Incendio di Roma: un imperatore che decanta la caduta

Da Tacito a Svetonio, sono diverse le fonti che decantano come l’Imperatore, ai tempi dell’incendio ,non si trovasse nella città. Nerone si trovava infatti ad Anzio e si sarebbe recato in città quando le fiamme lambivano la residenza da lui stesso fatta erigere. Per di più, questo è Tacito a raccontarcelo, l’Imperatore, immediatamente, allestì delle baracche facendo arrivare viveri dai dintorni, si occupò di salvare i senzatetto, aprendo diversi monumenti con questo fine. Lo storico sostiene che tutti questi provvedimenti furono messi in atto da Nerone per “accaparrarsi il favore popolare”, scopo tuttavia non ottenuto.
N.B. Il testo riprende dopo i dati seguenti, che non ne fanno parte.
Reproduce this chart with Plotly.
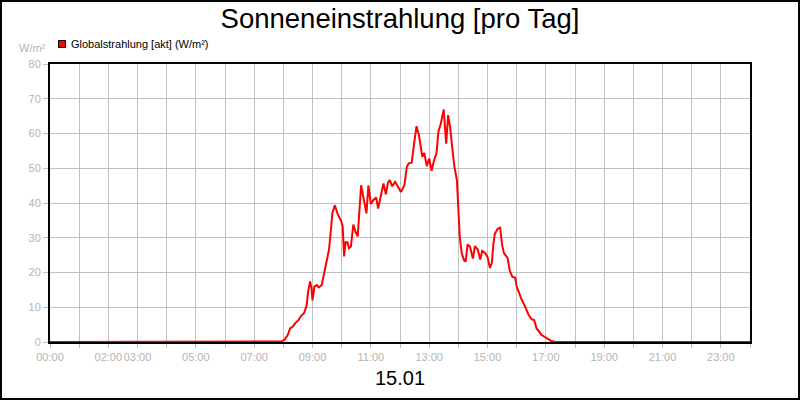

Esisteva infatti una voce, nella Roma del tempo, secondo cui l’Imperatore si sarebbe messo a decantare la caduta di Troia davanti all’infuriare delle fiamme su Roma, visibili dal suo palazzo.

Svetonio e la sua opera

La scena dell’Imperatore che decanta la caduta della città viene poi raccontata non come voce popolare, ma come certamente avvenuta, dallo storico e biografo Svetonio. Quest’ultimo riporta una serie di avvenimenti riconducibili alle responsabilità dell’Imperatore. Secondo la sua opera, gli incendiari sarebbero stati i suoi servi, i cubicularios. Svetonio parla anche di “volontà dell’Imperatore di ottenere uno spazio per la sua nuova costruzione, la Domus aurea“. Sempre secondo lo storico, Nerone si curò dell’eliminazione delle macerie e dei cadaveri per poter saccheggiare tutto ciò che rimaneva tra le rovine.

I cristiani: un bersaglio semplice

L’Imperatore sapeva bene delle voci che giravano e delle accuse nei suoi confronti. Al fine di evitare di essere sospettato, avrebbe fatto ricadere la colpa sui seguaci di Cristo, un bersaglio molto semplice, perché non tutelato. In tal senso è Tacito a restituirci quanto accaduto. Nei suoi Annales, lo storico attribuisce l’accusa ai cristiani di aver provocato le fiamme al desiderio dell’Imperatore di indirizzare altrove i sospetti sulla sua persona, dando effettivamente vita alle prime persecuzioni.

Raffigurazione dell’incendio Roma (photo websource)

I cristiani del tempo furono dunque condannati, secondo le leggi romane, alla crocifissione. Tuttavia, abbiamo notizia di un’altra persecuzione dei cristiani, al tempo di Nerone. In questo caso è Svetonio a rappresentare la fonte. Questi conferma, nel Vita Neronis, XVI, che lo stesso Imperatore mandò al supplizio i cristiani, definendoli “una nuova e malefica superstizione”. Questo episodio non sembra essere per nulla collegato all’incendio. La cosa può far ben pensare alle motivazioni per cui l’Imperatore non esitò a puntare il dito.